Many students, who are going back to school this week, will be taking the ACT later this school year. After many years as the less popular test, the ACT surpassed the SAT in 2016, with more students nationwide now using the ACT for their college entrance exam. Kentucky has long used the ACT, administering the test to 11th grade students every spring.
So, how do Kentucky students stack up?
The national average composite ACT score is a 21.0 out of a possible 36. Kentucky students average a composite score of 20. In total, Kentucky students are below national average in every ACT category as compared to national peers. The national average for the English section is 20.3 versus Kentucky's average of 19.6. The national average of the Math section is 20.7 versus Kentucky's average of 19.4. For Reading the national average is 21.4, the highest of any individual category versus a 20.5 for Kentucky. Finally, the national average for the Science section of the ACT is 21.0 versus 20.1 in Kentucky.

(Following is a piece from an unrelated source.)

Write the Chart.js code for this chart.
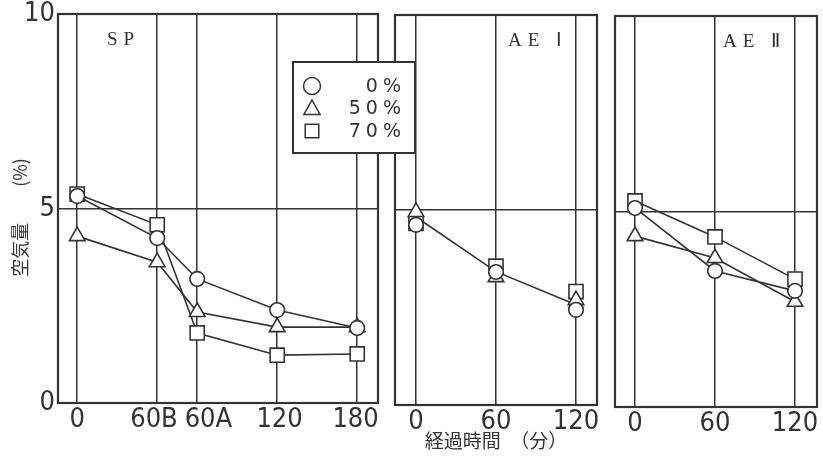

On one hand it is discouraging to see Kentucky score below national average in every ACT category. It is somewhat unfair to compare Kentucky to national averages since all 11th grade students take the exam. In many states, only college bound students take the exam, and in some cases students in states with SAT requirements opt to take the ACT also. It is a more accurate comparison to look at Kentucky's scores as compared to other states were 100% of students take the ACT.
There are 18 such states, and when compared to them Kentucky's position looks much better. In fact, when compared to the 18 states with 100% ACT participation, Kentucky is at or above average in every category. The total composite score for that group is 19.74 versus Kentucky's already referenced 20.0. The average for English is 18.97 versus Kentucky's 19.6. For Math, the average is 19.4 which is exactly even with Kentucky's 19.4. In Reading, the average is 20.2 versus Kentucky's 20.5. Finally, in Science, the average of 19.94 is below Kentucky's 20.1.
It is worthwhile to consider how Kentucky's largest school districts compare as well. Nearly 30% of Kentucky public school students attend school in the five largest districts (Jefferson, Fayette, Boone, Warren, Hardin). Of the state's five largest districts only Jefferson County and Hardin County fall below the composite state average. Both counties are below state average in every category. Boone County has the highest scores among the five, with a composite score more than a full point above state average (21.1) and performing significantly above state average in every major category.